AVAILABLE DATA:
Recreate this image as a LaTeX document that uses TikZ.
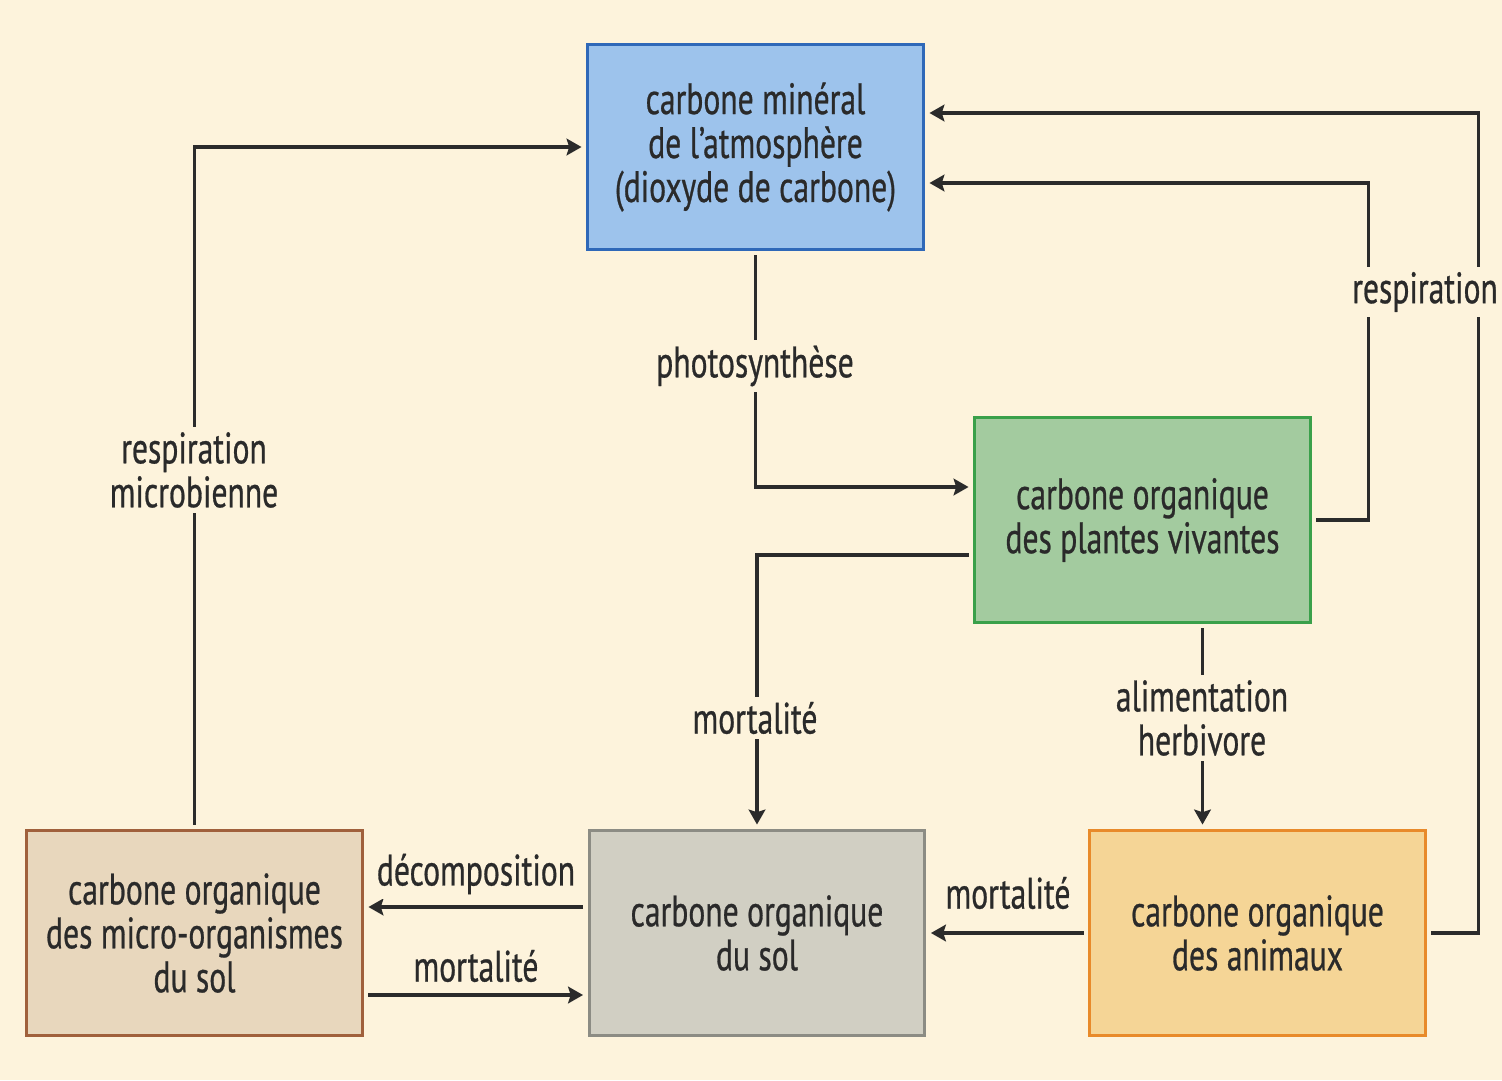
\documentclass[tikz,border=0pt]{standalone}
\usepackage{fontspec}
\setmainfont{PT Sans}[FakeStretch=0.72,FakeBold=0.6]
\usetikzlibrary{arrows.meta,calc}
\definecolor{bg}{HTML}{FDF3DC}
\definecolor{txt}{HTML}{2A2A2A}
\definecolor{lin}{HTML}{2B2B2B}
\definecolor{atmfill}{HTML}{9DC3EC}
\definecolor{atmdraw}{HTML}{2F68B8}
\definecolor{plafill}{HTML}{A3CB9F}
\definecolor{pladraw}{HTML}{3AA04A}
\definecolor{solfill}{HTML}{D1CFC3}
\definecolor{soldraw}{HTML}{8C8C84}
\definecolor{micfill}{HTML}{E8D7BD}
\definecolor{micdraw}{HTML}{A0603C}
\definecolor{anifill}{HTML}{F5D596}
\definecolor{anidraw}{HTML}{E88A2A}
\tikzset{
  boxnode/.style={rectangle, minimum width=6.72cm, minimum height=4.1cm,
    line width=1.7pt, outer sep=0.12cm, align=center, text=txt,
    font=\fontsize{25}{25}\selectfont},
  flow/.style={draw=lin, line width=2pt, -{Stealth[length=8.5pt,width=9.5pt,inset=1.5pt]}},
  lbl/.style={font=\fontsize{25}{25}\selectfont, text=txt, fill=bg, inner sep=3pt, align=center},
}
\begin{document}
\begin{tikzpicture}[x=0.02cm,y=-0.02cm]
\fill[bg] (0,0) rectangle (1502,1080);
\useasboundingbox (0,0) rectangle (1502,1080);

\node[boxnode, fill=atmfill, draw=atmdraw] (atm) at (755.5,147) {carbone minéral\\de l’atmosphère\\(dioxyde de carbone)};
\node[boxnode, fill=plafill, draw=pladraw] (plants) at (1142.5,520) {carbone organique\\des plantes vivantes};
\node[boxnode, fill=solfill, draw=soldraw] (soil) at (757,933) {carbone organique\\du sol};
\node[boxnode, fill=micfill, draw=micdraw] (micro) at (194.5,933) {carbone organique\\des micro-organismes\\du sol};
\node[boxnode, fill=anifill, draw=anidraw] (animals) at (1257.5,933) {carbone organique\\des animaux};

% connectors
\draw[flow] (micro.north) |- (atm.west);
\draw[flow] (atm.south) |- ($(plants.west)+(0,-33)$);
\draw[flow] (plants.east) -- ++(52,0) |- ($(atm.east)+(0,36)$);
\draw[flow] (animals.east) -- ++(47,0) |- ($(atm.east)+(0,-34)$);
\draw[flow] ($(plants.west)+(0,35)$) -| (soil.north);
\draw[flow] ($(plants.south)+(60,0)$) -- ($(animals.north)+(-55,0)$);
\draw[flow] (animals.west) -- (soil.east);
\draw[flow] ($(soil.west)+(0,-26)$) -- ($(micro.east)+(0,-26)$);
\draw[flow] ($(micro.east)+(0,62)$) -- ($(soil.west)+(0,62)$);

% labels
\node[lbl] (lrm) at (194,470) {respiration\\microbienne};
\node[lbl] (lph) at (755,366) {photosynthèse};
\node[lbl] (lre) at (1425,292) {respiration};
\node[lbl] (lmp) at (755,718) {mortalité};
\node[lbl] (lah) at (1202,718) {alimentation\\herbivore};
\node[lbl] (lma) at (1008,893) {mortalité};
\node[lbl] (lde) at (476,874) {décomposition};
\node[lbl] (lmm) at (476,966) {mortalité};
\end{tikzpicture}
\end{document}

GIVEN PROBLEM:
Each line of the material must be retyped exactly, except that images are omitted.

ANSWER:
Recreate this image as a LaTeX document that uses TikZ.
\documentclass[tikz,border=0pt]{standalone}
\usepackage{fontspec}
\setmainfont{PT Sans}[FakeStretch=0.72,FakeBold=0.6]
\usetikzlibrary{arrows.meta,calc}
\definecolor{bg}{HTML}{FDF3DC}
\definecolor{txt}{HTML}{2A2A2A}
\definecolor{lin}{HTML}{2B2B2B}
\definecolor{atmfill}{HTML}{9DC3EC}
\definecolor{atmdraw}{HTML}{2F68B8}
\definecolor{plafill}{HTML}{A3CB9F}
\definecolor{pladraw}{HTML}{3AA04A}
\definecolor{solfill}{HTML}{D1CFC3}
\definecolor{soldraw}{HTML}{8C8C84}
\definecolor{micfill}{HTML}{E8D7BD}
\definecolor{micdraw}{HTML}{A0603C}
\definecolor{anifill}{HTML}{F5D596}
\definecolor{anidraw}{HTML}{E88A2A}
\tikzset{
  boxnode/.style={rectangle, minimum width=6.72cm, minimum height=4.1cm,
    line width=1.7pt, outer sep=0.12cm, align=center, text=txt,
    font=\fontsize{25}{25}\selectfont},
  flow/.style={draw=lin, line width=2pt, -{Stealth[length=8.5pt,width=9.5pt,inset=1.5pt]}},
  lbl/.style={font=\fontsize{25}{25}\selectfont, text=txt, fill=bg, inner sep=3pt, align=center},
}
\begin{document}
\begin{tikzpicture}[x=0.02cm,y=-0.02cm]
\fill[bg] (0,0) rectangle (1502,1080);
\useasboundingbox (0,0) rectangle (1502,1080);

\node[boxnode, fill=atmfill, draw=atmdraw] (atm) at (755.5,147) {carbone minéral\\de l’atmosphère\\(dioxyde de carbone)};
\node[boxnode, fill=plafill, draw=pladraw] (plants) at (1142.5,520) {carbone organique\\des plantes vivantes};
\node[boxnode, fill=solfill, draw=soldraw] (soil) at (757,933) {carbone organique\\du sol};
\node[boxnode, fill=micfill, draw=micdraw] (micro) at (194.5,933) {carbone organique\\des micro-organismes\\du sol};
\node[boxnode, fill=anifill, draw=anidraw] (animals) at (1257.5,933) {carbone organique\\des animaux};

% connectors
\draw[flow] (micro.north) |- (atm.west);
\draw[flow] (atm.south) |- ($(plants.west)+(0,-33)$);
\draw[flow] (plants.east) -- ++(52,0) |- ($(atm.east)+(0,36)$);
\draw[flow] (animals.east) -- ++(47,0) |- ($(atm.east)+(0,-34)$);
\draw[flow] ($(plants.west)+(0,35)$) -| (soil.north);
\draw[flow] ($(plants.south)+(60,0)$) -- ($(animals.north)+(-55,0)$);
\draw[flow] (animals.west) -- (soil.east);
\draw[flow] ($(soil.west)+(0,-26)$) -- ($(micro.east)+(0,-26)$);
\draw[flow] ($(micro.east)+(0,62)$) -- ($(soil.west)+(0,62)$);

% labels
\node[lbl] (lrm) at (194,470) {respiration\\microbienne};
\node[lbl] (lph) at (755,366) {photosynthèse};
\node[lbl] (lre) at (1425,292) {respiration};
\node[lbl] (lmp) at (755,718) {mortalité};
\node[lbl] (lah) at (1202,718) {alimentation\\herbivore};
\node[lbl] (lma) at (1008,893) {mortalité};
\node[lbl] (lde) at (476,874) {décomposition};
\node[lbl] (lmm) at (476,966) {mortalité};
\end{tikzpicture}
\end{document}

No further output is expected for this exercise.